The couple had been certified as foster parents by the Schenectady County Department of Social Services, but previously had only fostered one child for one day, prosecutors said.
The completion of the hearing also came the week after the court-appointed representative of Charlie’s estate and representative of his surviving sibling filed suit against both counties and anyone alleged to have been involved in their case’s supervision, contending they missed repeated opportunities to get Charlie out of the home and ultimately save his life.
The lawsuit contended Charlie died from blunt force trauma that severed his liver.
Dequan Greene’s attorney James Tyner has said his client denies wrongdoing, calling it a terrible accident related to the boy choking.
Latrisha Greene does not face charges in Charlie’s death.

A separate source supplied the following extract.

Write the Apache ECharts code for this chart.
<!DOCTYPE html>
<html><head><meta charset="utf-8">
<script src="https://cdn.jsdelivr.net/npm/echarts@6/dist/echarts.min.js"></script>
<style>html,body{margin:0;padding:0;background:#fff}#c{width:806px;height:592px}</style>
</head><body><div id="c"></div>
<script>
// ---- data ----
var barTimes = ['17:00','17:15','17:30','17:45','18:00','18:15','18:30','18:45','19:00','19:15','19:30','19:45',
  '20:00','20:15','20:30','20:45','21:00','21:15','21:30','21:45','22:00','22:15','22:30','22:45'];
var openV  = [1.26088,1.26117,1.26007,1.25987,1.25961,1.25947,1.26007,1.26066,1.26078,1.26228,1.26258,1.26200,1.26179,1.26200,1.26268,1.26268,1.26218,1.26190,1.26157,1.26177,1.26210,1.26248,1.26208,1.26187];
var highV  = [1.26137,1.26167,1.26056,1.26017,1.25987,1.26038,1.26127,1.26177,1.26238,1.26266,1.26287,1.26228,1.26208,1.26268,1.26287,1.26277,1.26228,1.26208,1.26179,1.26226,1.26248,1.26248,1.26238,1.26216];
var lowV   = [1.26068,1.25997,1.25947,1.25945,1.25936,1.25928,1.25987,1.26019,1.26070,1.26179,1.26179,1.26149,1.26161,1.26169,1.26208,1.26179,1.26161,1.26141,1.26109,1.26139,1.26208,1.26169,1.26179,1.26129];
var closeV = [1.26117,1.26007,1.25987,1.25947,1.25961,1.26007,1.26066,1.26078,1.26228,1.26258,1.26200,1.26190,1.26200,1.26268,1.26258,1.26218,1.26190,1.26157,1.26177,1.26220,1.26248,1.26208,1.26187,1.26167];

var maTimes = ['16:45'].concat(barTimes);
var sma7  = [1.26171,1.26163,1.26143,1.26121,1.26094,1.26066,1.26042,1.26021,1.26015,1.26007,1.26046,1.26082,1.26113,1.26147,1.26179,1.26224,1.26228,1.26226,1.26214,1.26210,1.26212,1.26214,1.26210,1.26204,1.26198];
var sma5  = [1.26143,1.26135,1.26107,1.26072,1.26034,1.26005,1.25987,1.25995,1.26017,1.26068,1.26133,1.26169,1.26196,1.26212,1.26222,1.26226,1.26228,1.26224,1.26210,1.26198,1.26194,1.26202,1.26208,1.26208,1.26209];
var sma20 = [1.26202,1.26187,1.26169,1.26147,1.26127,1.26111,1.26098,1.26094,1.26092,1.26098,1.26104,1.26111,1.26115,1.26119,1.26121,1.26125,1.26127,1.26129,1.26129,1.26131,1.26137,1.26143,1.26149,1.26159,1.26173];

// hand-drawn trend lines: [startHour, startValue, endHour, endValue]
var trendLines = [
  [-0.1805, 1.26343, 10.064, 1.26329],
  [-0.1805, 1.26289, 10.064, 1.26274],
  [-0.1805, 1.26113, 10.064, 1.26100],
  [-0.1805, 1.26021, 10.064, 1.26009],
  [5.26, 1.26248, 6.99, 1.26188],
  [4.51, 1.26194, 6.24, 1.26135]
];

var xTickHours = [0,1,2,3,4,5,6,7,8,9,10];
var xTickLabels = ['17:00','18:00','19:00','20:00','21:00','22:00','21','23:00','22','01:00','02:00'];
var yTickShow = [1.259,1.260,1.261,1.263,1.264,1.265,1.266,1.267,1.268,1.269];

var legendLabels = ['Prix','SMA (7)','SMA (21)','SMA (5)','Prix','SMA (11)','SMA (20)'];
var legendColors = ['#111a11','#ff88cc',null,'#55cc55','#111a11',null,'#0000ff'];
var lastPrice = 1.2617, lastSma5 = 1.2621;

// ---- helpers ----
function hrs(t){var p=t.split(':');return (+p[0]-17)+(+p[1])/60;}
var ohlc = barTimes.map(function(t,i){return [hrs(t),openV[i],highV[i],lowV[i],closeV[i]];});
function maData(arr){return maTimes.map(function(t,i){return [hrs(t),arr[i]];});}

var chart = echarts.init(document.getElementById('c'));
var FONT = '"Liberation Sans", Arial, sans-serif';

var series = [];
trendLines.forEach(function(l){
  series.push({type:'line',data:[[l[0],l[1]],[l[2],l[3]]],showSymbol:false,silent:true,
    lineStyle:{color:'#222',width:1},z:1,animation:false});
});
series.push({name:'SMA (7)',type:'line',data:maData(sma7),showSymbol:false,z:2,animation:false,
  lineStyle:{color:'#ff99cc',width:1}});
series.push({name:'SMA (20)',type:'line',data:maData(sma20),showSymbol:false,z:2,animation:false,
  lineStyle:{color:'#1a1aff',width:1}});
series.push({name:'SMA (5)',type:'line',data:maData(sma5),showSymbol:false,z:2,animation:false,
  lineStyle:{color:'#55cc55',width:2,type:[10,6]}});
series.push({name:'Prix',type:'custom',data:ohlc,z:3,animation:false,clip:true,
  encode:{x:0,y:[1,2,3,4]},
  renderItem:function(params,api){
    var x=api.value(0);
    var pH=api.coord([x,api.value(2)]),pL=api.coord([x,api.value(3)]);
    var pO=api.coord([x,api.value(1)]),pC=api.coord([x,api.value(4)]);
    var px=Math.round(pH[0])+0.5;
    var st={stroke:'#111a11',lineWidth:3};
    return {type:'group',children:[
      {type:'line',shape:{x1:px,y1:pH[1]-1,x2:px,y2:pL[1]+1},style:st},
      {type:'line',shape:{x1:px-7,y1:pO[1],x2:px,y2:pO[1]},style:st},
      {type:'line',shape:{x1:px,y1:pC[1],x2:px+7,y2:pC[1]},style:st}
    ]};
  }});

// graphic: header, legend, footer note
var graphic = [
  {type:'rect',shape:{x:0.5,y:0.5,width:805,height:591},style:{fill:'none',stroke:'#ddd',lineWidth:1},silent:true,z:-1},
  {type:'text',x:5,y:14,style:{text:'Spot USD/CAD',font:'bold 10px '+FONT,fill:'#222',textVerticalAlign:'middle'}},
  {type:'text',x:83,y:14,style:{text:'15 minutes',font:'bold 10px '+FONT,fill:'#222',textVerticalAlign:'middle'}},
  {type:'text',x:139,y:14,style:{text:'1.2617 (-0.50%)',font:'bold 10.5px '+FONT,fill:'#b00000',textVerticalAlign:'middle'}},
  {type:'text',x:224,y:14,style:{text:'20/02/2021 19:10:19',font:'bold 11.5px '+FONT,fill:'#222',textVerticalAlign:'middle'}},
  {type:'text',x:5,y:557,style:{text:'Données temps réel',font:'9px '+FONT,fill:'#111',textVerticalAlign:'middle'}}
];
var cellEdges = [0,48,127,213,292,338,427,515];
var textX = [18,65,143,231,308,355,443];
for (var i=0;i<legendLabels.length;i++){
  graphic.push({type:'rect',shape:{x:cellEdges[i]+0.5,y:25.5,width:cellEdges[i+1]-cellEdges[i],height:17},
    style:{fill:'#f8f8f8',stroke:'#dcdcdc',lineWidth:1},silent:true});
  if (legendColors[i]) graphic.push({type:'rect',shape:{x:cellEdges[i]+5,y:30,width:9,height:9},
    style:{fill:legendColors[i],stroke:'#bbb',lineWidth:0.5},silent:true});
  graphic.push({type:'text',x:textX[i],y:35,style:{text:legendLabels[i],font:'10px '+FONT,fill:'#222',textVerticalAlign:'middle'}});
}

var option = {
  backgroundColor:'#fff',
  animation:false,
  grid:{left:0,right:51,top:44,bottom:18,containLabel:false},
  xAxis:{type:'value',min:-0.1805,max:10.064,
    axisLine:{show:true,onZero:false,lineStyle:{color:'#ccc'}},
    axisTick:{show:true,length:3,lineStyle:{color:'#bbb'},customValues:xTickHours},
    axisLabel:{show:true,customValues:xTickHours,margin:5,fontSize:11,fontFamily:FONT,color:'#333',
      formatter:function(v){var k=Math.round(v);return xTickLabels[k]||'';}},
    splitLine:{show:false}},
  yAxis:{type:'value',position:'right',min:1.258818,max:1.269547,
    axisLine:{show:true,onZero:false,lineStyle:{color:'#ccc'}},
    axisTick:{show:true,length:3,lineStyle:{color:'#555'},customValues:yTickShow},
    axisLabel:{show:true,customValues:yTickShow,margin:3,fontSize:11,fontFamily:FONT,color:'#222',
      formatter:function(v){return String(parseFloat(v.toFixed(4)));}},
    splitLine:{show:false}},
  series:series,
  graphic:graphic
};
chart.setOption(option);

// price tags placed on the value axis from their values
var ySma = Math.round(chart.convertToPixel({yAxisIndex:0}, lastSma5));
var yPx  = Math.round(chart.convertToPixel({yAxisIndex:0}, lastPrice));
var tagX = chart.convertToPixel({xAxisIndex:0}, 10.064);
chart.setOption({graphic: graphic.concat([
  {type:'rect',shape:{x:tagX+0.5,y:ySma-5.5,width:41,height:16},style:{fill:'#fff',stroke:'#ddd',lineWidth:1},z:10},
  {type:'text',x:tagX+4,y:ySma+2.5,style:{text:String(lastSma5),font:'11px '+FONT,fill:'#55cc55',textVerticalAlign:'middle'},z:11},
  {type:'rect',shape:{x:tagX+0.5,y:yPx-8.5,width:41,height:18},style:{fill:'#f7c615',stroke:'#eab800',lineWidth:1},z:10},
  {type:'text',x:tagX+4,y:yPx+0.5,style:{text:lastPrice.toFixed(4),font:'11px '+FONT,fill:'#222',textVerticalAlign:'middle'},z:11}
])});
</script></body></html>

She was previously charged with evidence tampering, a count that has since been dismissed. That left her facing two misdemeanor child endangerment counts. Her attorney has said Latrisha Greene denies the allegations.
The written statement was completed and Charlie was transported from the home, Bonitatibus said he was assigned to remain in the home with Dequan Greene and other children until detectives could arrive.
As they waited in the home, Bonitatibus said he and Greene talked, “about a little bit of everything.” Greene talked about playing music at church, Greene’s wife being pregnant, about life.
Asked by prosecutor Christina Tremante-Pelham if Greene said anything more about what happened, Bonitatibus said he did.
When the conversation trailed off at times, Greene once asked “is this normal,” referenced the boy apparently eating corn and asked how Charlie was doing.
In his own questioning, Greene attorney James Tyner asked if Bonitatibus believed Greene wasn’t being evasive, and whether Greene expressed worry for Charlie. The officer agreed.
Tuesday’s appearance concluded the hearing on Greene’s alleged statements and whether he voluntarily gave them. Judge Matthew Sypniewski is to issue his decision later.